Market Update – 3rd December 2025.

On Monday, fresh data showed that China’s factory activity improved marginally in November, although it remained in contractionary territory. The composite PMI slipped to 49.7, signalling ongoing weakness – since readings above 50 indicate expansion, while those below reflect contraction. Manufacturing activity has experienced a downturn of late, showing little progress despite a recent agreement with South Korea that softened tensions arising from the Liberation Day tariff dispute. Economists note that subdued domestic demand continues to weigh on output, limiting rebound even while companies expressed confidence in sales and production prospects over the coming year, with sentiment strengthening compared to October. While supportive government policies would no doubt be welcome for the region, policymakers have refrained from deploying additional stimulus of late, confident that the economy remains broadly on track to meet its 5% annual growth target.

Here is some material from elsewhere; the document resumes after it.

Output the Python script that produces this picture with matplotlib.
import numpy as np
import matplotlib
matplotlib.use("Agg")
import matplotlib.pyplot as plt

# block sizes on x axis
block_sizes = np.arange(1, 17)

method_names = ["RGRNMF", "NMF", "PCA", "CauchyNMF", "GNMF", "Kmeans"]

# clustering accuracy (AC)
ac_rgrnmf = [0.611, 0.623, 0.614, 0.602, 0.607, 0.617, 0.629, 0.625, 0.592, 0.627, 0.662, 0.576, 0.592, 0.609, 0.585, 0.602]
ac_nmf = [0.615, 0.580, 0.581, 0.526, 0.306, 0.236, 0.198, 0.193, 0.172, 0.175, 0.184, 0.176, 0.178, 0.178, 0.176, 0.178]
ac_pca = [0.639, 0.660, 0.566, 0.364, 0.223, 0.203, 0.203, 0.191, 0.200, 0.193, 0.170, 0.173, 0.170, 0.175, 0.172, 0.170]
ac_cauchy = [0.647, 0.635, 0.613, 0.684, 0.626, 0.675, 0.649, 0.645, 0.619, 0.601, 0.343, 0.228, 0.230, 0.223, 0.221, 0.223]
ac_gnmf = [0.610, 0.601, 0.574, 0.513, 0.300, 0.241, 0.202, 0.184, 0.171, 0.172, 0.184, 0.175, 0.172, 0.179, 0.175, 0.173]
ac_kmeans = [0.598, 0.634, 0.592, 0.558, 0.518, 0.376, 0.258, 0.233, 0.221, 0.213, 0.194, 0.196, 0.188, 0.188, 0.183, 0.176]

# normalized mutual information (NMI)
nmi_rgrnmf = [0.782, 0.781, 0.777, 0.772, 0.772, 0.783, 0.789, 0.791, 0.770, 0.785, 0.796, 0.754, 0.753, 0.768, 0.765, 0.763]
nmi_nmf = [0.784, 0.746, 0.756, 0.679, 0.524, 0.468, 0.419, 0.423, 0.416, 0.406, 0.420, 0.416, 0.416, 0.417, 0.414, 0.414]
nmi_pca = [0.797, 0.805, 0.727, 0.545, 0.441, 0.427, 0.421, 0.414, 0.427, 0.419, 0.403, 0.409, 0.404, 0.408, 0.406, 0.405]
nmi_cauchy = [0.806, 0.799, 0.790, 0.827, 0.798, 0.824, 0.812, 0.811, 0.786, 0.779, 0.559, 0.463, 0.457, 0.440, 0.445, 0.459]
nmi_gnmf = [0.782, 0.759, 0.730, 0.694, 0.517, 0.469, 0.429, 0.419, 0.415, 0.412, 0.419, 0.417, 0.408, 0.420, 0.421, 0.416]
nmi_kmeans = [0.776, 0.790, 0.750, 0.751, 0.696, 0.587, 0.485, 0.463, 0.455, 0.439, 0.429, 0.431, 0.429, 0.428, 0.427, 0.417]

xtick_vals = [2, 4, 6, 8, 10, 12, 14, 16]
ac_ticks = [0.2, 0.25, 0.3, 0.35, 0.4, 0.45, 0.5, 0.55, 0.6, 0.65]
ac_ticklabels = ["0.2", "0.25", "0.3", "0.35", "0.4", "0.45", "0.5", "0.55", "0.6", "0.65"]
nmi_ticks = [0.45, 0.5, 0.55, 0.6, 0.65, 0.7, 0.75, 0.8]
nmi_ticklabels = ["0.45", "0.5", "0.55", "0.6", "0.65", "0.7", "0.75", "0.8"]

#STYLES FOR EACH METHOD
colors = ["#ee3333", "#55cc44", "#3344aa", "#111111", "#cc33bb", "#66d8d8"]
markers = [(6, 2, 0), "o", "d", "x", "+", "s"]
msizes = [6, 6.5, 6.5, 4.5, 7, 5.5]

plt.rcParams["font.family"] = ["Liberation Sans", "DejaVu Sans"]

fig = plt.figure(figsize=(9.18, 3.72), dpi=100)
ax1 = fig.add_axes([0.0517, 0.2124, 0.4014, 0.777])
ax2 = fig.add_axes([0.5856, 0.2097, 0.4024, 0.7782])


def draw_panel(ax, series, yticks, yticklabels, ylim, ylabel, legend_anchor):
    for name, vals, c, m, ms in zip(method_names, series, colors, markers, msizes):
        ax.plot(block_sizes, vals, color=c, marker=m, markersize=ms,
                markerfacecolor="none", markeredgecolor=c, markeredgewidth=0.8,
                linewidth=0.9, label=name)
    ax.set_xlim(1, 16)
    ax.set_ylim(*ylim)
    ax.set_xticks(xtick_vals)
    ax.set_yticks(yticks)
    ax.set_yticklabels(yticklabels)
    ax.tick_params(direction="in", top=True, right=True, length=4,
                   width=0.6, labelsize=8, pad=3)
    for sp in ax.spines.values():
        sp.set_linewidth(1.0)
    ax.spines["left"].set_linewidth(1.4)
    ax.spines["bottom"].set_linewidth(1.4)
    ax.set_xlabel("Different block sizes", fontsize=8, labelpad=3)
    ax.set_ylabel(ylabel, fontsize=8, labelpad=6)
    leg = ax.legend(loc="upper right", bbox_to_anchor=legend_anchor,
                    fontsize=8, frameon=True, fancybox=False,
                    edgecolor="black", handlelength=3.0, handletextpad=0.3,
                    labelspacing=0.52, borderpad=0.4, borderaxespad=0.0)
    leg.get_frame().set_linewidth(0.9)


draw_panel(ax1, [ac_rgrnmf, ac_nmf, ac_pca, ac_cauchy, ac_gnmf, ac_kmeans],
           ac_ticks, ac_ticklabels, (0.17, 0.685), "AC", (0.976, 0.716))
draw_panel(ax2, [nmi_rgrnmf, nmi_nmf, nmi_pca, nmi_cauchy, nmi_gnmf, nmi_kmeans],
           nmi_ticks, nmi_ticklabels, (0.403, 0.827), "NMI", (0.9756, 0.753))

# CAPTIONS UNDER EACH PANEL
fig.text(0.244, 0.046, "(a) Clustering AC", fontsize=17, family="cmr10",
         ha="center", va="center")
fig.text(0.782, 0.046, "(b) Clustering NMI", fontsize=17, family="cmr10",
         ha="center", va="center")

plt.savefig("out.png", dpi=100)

Elsewhere, President Macron is set to visit China this week for his fourth state trip. The timing is significant, given intensifying trade competition between Europe and China. European manufacturers have struggled to compete with lower-cost Chinese exports, which continue to erode market share across global value chains. Macron’s advisers suggest he will press for a recalibration of trade terms, advocating measures that support stronger Chinese domestic consumption and arguing that the “gains from innovation should be shared” between the two.

Meanwhile, traders may have seen the first tangible outcome of the recent U.S.–China summit. Beijing has reportedly issued new rare export licences to select customers, enabling shipments to move more quickly and at potentially higher volumes. China had previously created bottlenecks by requiring firms to apply for export authorisation case-by-case, stalling auto supply chains. The introduction of broader, year-long “general licences” signals a partial easing of those restrictions and could help normalise trade flows.

Over in the Eurozone, consumer price inflation ticked up to 2.2% in November from 2.1% in October. Core inflation – excluding volatile categories such as energy and food – remained steady at 2.4%. Although the headline figure only inched higher, services inflation accelerated to 3.5% from 3.4%, marking its highest level since April. This stickiness in services prices may complicate the European Central Bank’s (“ECB”) policy stance: while the ECB paused interest rate cuts for a third successive meeting in October, persistent inflationary pressures could delay any further easing. For now, policymakers reaffirm their data-dependent approach, emphasising flexibility in response to evolving price dynamics.

Still to come this week we have Eurozone GDP, and U.S. PCE and Michigan Consumer Sentiment.